Although I expect no more than the comfort of Jonah’s presence, after a moment, he speaks. “We never talked about our families. I thought I was . . . protecting myself. I never asked if you had your own stories to tell.”

“You picked up on that already, huh?”

“Kind of hard to miss.”

Jonah doesn’t know enough, and yet he knows too much. So I shake my head. “This isn’t the time to get into it. I just have to get through this, okay?”

“Okay,” he murmurs, pulling me down into his embrace. We lie there quietly for a while before he says, “Do you feel all right? After last night.”

The memory makes me blush. “Oh. Yeah.” Some of the most intense sex of my life was less than twenty-four hours ago, and yet it feels like a fever dream. “Only a little sore. And I scraped my wrist when I fell in the woods.”

When I point out the red place on my wrist, Jonah rubs just below it with his thumb. No idea why that diminishes the pain, but it does.
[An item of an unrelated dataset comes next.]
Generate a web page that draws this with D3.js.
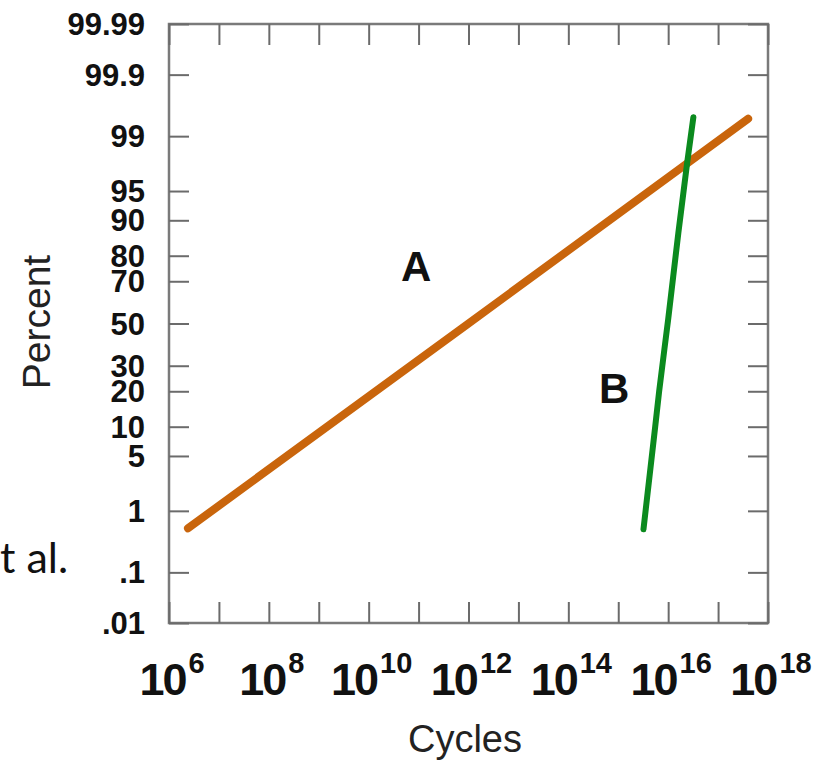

I murmur, “I feel kind of guilty. You came all the way down here, and we already know my father made it through surgery. I didn’t mean to waste your time.”

“It’s not a waste of time.” Jonah brushes my hair back from my face. A breeze outside rustles the oak leaves, but I don’t feel the chill. “I meant what I said on the phone.”

“About things being different for us?”

He nods, and I feel a wave of almost inexpressible tenderness for this strong man hiding so much vulnerability, so much pain. Maybe that’s what he sees when he looks at me.

It’s so hard to believe that someone might want me—all of me—fucked-up sexual desire, tangled family history, book-hoarding tendencies, everything. I never looked for that. I never even dared to dream about it.

Now, with Jonah, I can finally start to ask myself what it would mean to be totally honest with another person.

Right now, I know only one thing for sure: Whatever dark secrets Jonah has to tell, whatever his past has held, I can hear it. I won’t flinch, and I won’t turn back.

“It’s going to take a while to get there,” I say softly. “You know that.”

“I know.” Jonah’s lips brush my hair. “We’ll get there.”

Finally I can begin to believe that might be true.

When we go back downstairs, Chloe is suddenly occupied with the question of where to put Jonah—as in, tonight. “We haven’t that many guest rooms, and Anthony and I won’t want to drive Olivia all the way back to Metairie—”

I give her a look. My room has a double bed, after all. It might be a tight fit for me and Jonah, but if we made do on a backstage table, I bet we can manage.